Rookie Dennis Gilbert misplayed the puck at the defensive blue line, leading to Travis Konecny’s first goal, and veteran Duncan Keith gave it away at the offensive blue line before Konecny’s second score.

But the problem was more pervasive than just those incidents. The Flyers had 31 scoring chances to the Hawks’ 15, a horrible ratio even by last season’s standards.

For all the hype after the summer additions and training camp, the Hawks opened 2019-20 looking like the same sluggish, mistake-prone, over-the-hill squad they have been the last two seasons.

“We were turning pucks over at the blue [line], not getting the changes we needed, all the little things we talk about that help you conserve energy,” Jonathan Toews said. “You get one good shift, you feed off it. We weren’t doing that. We let them take control of the game.”

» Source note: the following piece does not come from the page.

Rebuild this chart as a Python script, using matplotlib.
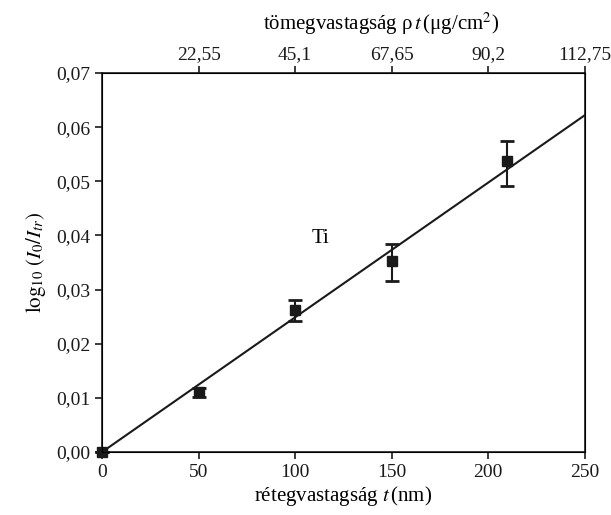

The Hawks were dangerous offensively, if not particularly dominant.

Patrick Kane had three points, including a goal with 2:07 left that gave the Hawks late life and kept the sold-out Czech crowd engaged. Alex DeBrincat earlier had ripped a pretty one-timer on the power play, and enigmatic Alex Nylander had begun his Hawks tenure by scoring the team’s first goal.

“It’s nice always to get the first goal out of the way quickly and build off it,” Nylander said. “I’ve just got to keep going and keep shooting.”

Scoring was never a worry, though. Goaltending wasn’t, either — and although Corey Crawford wasn’t perfect, he made some big saves to keep the Hawks competitive in what could’ve turned into a rout.

The issue was the defense. And that unit didn’t show well at all.

“There’s going to be times in the game where it’s not going your way,” Colliton said. “I don’t think we made many plays, especially in the second period. But we’ve got to find a way to limit the damage, and I thought we [were] a bit more exposed defensively.”

Grasping at straws, Colliton eventually switched up the defensive pairings, putting Keith with Slater Koekkoek (who inadvertently provided the Flyers with their second goal after a ricochet off his chest) and Gilbert with Erik Gustafsson and preserving only the Olli Maatta-Brent Seabrook duo. Not even that shakeup worked because the Flyers kept attacking in waves.

The Hawks will have an unprecedented seven days to stew over the loss before their home opener against the Sharks. But they’ll also have seven days to readjust to Central Time and the United Center’s hard surface (the ice at Prague’s 02 Arena was a problem all week), and they’ll potentially get injured defensemen Calvin de Haan and Connor Murphy back, too.

“You’re excited, and you want to come out and start the season off with a bang, but the good news is there’s 81 more,” Toews said.